Setting Up the Conda Virtual Environment for This Project

This project uses Python packages such as numpy, matplotlib, seaborn, and pyabf.
To ensure reproducibility and avoid conflicts with other Python projects, we recommend using a dedicated Conda virtual environment.

1. Create the environment - Run the following command in your terminal:

conda env create -f environment.yml

This will create a new environment named jupyter-env (as specified in environment.yml).
All required packages for this Jupyter Book project will be installed.

2. Activate the environment

conda activate jupyter-env

Your terminal prompt should now show (jupyter-env), indicating the environment is active.

3. Make the environment available in Jupyter

python -m ipykernel install --user --name=jupyter-env --display-name "Python (jupyter-env)"

This allows notebooks to select the correct kernel.

4. Verify installation - You can test that everything is installed correctly:

python -c "import numpy, matplotlib, seaborn, pyabf; print('All imports OK!')"

If no errors appear, the environment is ready to use.
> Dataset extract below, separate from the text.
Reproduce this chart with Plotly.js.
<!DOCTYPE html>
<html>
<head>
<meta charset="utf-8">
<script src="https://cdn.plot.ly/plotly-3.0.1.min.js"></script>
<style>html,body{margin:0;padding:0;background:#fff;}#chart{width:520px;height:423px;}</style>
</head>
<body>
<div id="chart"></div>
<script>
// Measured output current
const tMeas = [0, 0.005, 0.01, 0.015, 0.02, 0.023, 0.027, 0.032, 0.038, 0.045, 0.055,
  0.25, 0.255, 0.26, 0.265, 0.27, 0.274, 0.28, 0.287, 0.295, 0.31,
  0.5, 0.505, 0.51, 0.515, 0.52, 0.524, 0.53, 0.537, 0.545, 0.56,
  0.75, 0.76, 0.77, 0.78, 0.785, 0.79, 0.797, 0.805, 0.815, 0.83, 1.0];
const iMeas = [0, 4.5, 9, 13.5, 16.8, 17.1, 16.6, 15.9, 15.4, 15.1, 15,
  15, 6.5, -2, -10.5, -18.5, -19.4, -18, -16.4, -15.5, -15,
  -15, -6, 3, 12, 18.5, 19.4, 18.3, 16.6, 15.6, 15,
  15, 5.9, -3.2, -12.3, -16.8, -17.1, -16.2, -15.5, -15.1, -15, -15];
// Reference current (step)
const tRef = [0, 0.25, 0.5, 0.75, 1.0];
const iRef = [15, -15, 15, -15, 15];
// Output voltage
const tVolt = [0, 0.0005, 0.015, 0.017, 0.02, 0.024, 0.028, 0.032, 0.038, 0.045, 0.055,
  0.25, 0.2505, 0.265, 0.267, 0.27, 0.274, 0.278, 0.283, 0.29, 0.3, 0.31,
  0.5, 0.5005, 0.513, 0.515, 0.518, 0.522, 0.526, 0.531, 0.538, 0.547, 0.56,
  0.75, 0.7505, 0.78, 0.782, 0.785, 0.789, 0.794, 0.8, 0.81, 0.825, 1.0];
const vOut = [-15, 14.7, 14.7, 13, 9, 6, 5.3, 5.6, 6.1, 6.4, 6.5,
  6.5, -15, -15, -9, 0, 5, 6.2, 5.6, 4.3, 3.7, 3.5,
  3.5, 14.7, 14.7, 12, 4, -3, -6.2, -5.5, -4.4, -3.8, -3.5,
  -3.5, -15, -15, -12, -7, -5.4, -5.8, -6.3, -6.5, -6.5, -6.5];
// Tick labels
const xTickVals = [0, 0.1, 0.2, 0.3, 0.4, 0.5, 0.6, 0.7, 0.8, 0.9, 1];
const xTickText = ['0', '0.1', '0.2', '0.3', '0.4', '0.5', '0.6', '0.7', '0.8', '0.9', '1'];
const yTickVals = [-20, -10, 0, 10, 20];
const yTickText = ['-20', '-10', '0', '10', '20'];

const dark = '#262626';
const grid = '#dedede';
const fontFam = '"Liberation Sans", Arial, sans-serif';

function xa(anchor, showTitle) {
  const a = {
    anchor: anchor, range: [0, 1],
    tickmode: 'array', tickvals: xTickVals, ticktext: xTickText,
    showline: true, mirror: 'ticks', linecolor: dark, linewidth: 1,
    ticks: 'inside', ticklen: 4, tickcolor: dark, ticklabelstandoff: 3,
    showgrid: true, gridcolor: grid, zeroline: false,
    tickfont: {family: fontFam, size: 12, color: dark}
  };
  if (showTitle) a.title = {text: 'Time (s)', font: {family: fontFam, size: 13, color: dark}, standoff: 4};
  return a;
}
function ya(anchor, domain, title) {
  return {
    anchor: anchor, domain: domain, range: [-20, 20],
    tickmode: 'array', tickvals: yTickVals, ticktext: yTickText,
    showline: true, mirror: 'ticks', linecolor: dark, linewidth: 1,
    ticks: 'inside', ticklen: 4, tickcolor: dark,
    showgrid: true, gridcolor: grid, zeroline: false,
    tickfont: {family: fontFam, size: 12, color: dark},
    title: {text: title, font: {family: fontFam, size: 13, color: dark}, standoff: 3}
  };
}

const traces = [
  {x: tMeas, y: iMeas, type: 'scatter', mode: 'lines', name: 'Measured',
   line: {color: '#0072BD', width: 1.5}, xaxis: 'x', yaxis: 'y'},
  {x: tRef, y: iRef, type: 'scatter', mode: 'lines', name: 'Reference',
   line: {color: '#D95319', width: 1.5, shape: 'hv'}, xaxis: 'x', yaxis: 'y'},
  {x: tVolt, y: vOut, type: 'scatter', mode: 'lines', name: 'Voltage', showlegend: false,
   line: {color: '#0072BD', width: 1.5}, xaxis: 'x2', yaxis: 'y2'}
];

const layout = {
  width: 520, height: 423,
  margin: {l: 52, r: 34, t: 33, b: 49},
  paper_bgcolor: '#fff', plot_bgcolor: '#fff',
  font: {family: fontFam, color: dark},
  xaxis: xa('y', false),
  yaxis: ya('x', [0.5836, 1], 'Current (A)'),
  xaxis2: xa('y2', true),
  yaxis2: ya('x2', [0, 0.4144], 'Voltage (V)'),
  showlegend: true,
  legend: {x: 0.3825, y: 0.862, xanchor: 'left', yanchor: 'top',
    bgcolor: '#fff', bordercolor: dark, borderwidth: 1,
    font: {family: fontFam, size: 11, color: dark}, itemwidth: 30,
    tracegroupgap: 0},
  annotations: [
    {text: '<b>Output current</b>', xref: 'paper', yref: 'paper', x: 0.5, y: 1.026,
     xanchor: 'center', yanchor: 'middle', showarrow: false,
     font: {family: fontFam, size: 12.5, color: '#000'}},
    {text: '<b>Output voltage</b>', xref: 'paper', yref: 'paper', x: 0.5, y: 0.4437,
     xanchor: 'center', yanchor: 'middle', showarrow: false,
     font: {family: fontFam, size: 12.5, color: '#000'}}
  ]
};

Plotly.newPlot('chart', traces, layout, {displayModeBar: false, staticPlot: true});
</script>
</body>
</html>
5. Launch Jupyter Lab or Notebook

# Launch Jupyter Lab
jupyter lab

# or launch classic Jupyter Notebook
jupyter notebook

In the notebook (top right), select Kernel Python (jupyter-env).

Select Kernel

6. Updating the environment – If you modify environment.yml later (e.g., adding packages), update the environment:

conda env update -f environment.yml --prune

--prune removes packages no longer listed in environment.yml.

Notes:

  • Keep all project-specific packages inside the virtual environment; do not install them in base.

  • For reproducibility, commit environment.yml to your repository.